- Rhymes: -ɪdəl
From Middle English redel, redels, from Old English rǣdels, rǣdelse (“counsel", "opinion", "imagination", "riddle”), from Proto-Germanic *rēdisliją (“counsel, conjecture”). Akin to Old Saxon rādisli, rādislo, rēdilsa (Low German Radels, Dutch raadsel), Old High German rātisla (German Rätsel (“riddle”)), Old English rǣdan (“to read, advise, interpret”).
riddle (plural riddles)
- A verbal puzzle, mystery, or other problem of an intellectual nature.
- Here's a riddle: It's black, and white, and red all over. What is it?
- John Milton (1608-1674)
- To wring from me, and tell to them, my secret, / That solved the riddle which I had proposed.
- 1907, Robert W. Chambers, chapter VIII, The Younger Set:
- Elbows almost touching they leaned at ease, idly reading the almost obliterated lines engraved there. ¶ "I never understood it," she observed, lightly scornful. "What occult meaning has a sun-dial for the spooney? I'm sure I don't want to read riddles in a strange gentleman's optics."
- To speak ambiguously or enigmatically.
- (transitive) To solve, answer, or explicate a riddle or question
- Riddle me this, meaning Answer the following question.
From Middle English riddil, ridelle (“sieve”), from Old English hriddel (“sieve”), alteration of earlier hridder, hrīder, from Proto-Germanic *hridą (“sieve”), from Proto-Germanic *hrid- (“to shake”), from Proto-Indo-European *krey-. Akin to German Reiter (“sieve”), Old Norse hreinn (“pure, clean”), Old High German hreini (“pure, clean”), Gothic 𐌷𐍂𐌰𐌹𐌽𐍃 (hrains, “clean, pure”). More at rinse.
riddle (plural riddles)
- A sieve with coarse meshes, usually of wire, for separating coarser materials from finer, as chaff from grain, cinders from ashes, or gravel from sand.
- A board with a row of pins, set zigzag, between which wire is drawn to straighten it.
- To put something through a riddle or sieve, to sieve, to sift.
- You have to riddle the gravel before you lay it on the road.
2014 April 8, Helen Yemm, “Thorny problems: How can I revive a forsythia hedge? [print version 5 April 2014, p.

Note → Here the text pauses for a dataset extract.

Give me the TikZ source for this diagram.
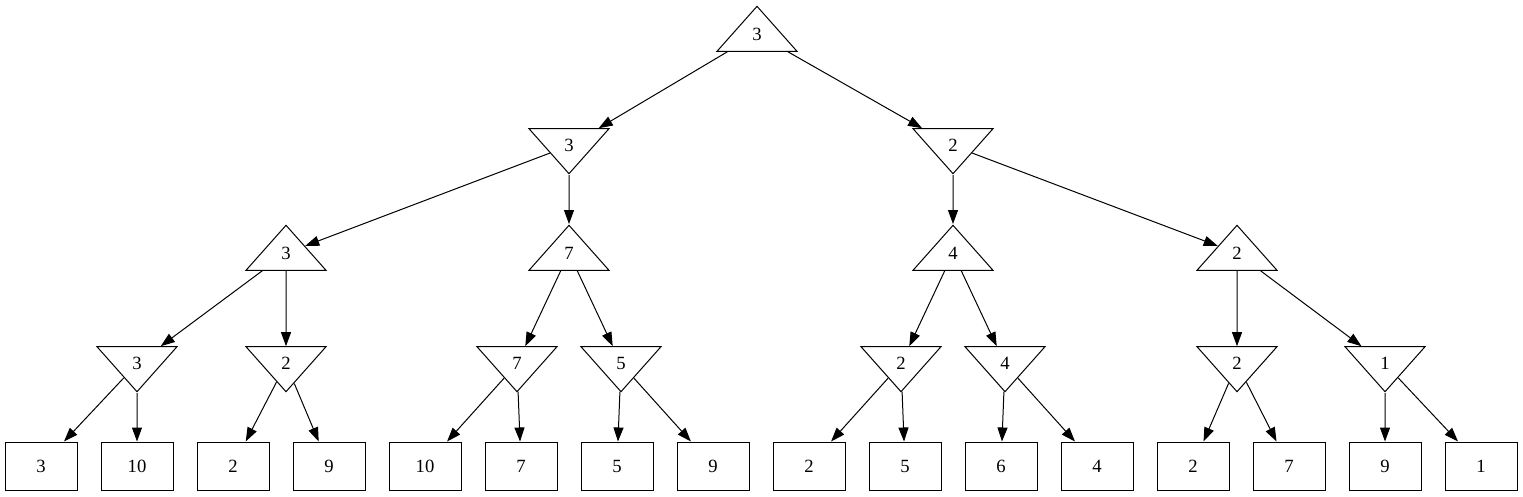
\documentclass[tikz,border=0pt]{standalone}
\usepackage{fontspec}
\setmainfont{Liberation Serif}
\usetikzlibrary{arrows.meta, shapes.geometric}

\begin{document}
\begin{tikzpicture}[
  x=1pt, y=-1pt,
  every node/.style={
    font=\fontsize{18.67}{20}\selectfont,
    inner sep=0pt,
    line width=1pt,
  },
  tri/.style={
    draw,
    isosceles triangle,
    isosceles triangle stretches,
    minimum width=80pt,
    minimum height=45pt,
    anchor=apex,
  },
  maxnode/.style={
    tri,
    shape border rotate=90,
  },
  minnode/.style={
    tri,
    shape border rotate=-90,
  },
  leaf/.style={
    draw,
    rectangle,
    minimum width=72pt,
    minimum height=48pt,
  },
  goes/.style={
    -{Triangle[length=14pt, width=10pt]},
    line width=1pt,
  },
]
\useasboundingbox (0,0) rectangle (1523,496);

% max level (root)
\node(Root)[maxnode] at (757,5) {3};

% min level
\node(A)[minnode] at (569,175) {3};
\node(B)[minnode] at (953,175) {2};

% max level
\node(AA)[maxnode] at (286,224) {3};
\node(AB)[maxnode] at (569,224) {7};
\node(BA)[maxnode] at (953,224) {4};
\node(BB)[maxnode] at (1237,224) {2};

% min level
\node(AAA)[minnode] at (137,393) {3};
\node(AAB)[minnode] at (286,393) {2};
\node(ABA)[minnode] at (517,393) {7};
\node(ABB)[minnode] at (621,393) {5};
\node(BAA)[minnode] at (901,393) {2};
\node(BAB)[minnode] at (1005,393) {4};
\node(BBA)[minnode] at (1237,393) {2};
\node(BBB)[minnode] at (1385,393) {1};

% leaves
\foreach \val [count=\i] in {3, 10, 2, 9, 10, 7, 5, 9, 2, 5, 6, 4, 2, 7, 9, 1}{
  \node(L\i)[leaf] at ({41+96*(\i-1)},466) {\val};
}

\draw[goes] (Root) -- (A);
\draw[goes] (Root) -- (B);

\draw[goes] (A) -- (AA);
\draw[goes] (A) -- (AB);
\draw[goes] (B) -- (BA);
\draw[goes] (B) -- (BB);

\draw[goes] (AA) -- (AAA);
\draw[goes] (AA) -- (AAB);
\draw[goes] (AB) -- (ABA);
\draw[goes] (AB) -- (ABB);
\draw[goes] (BA) -- (BAA);
\draw[goes] (BA) -- (BAB);
\draw[goes] (BB) -- (BBA);
\draw[goes] (BB) -- (BBB);

\foreach \from/\a/\b in {AAA/1/2, AAB/3/4, ABA/5/6, ABB/7/8, BAA/9/10, BAB/11/12, BBA/13/14, BBB/15/16}{
  \draw[goes] (\from) -- (L\a);
  \draw[goes] (\from) -- (L\b);
}

\end{tikzpicture}
\end{document}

G9]”, The Daily Telegraph (Gardening):
- In its finest form – two years old or more – leaf mould can be riddled (sieved) and used, mixed 50/50 with sand, to make fine potting compost for seeds and cuttings.
- To fill with holes like a riddle.
- The machinegun fire began to riddle the poor Afghanis.
- To fill or spread throughout; to pervade.
- Your argument is riddled with errors.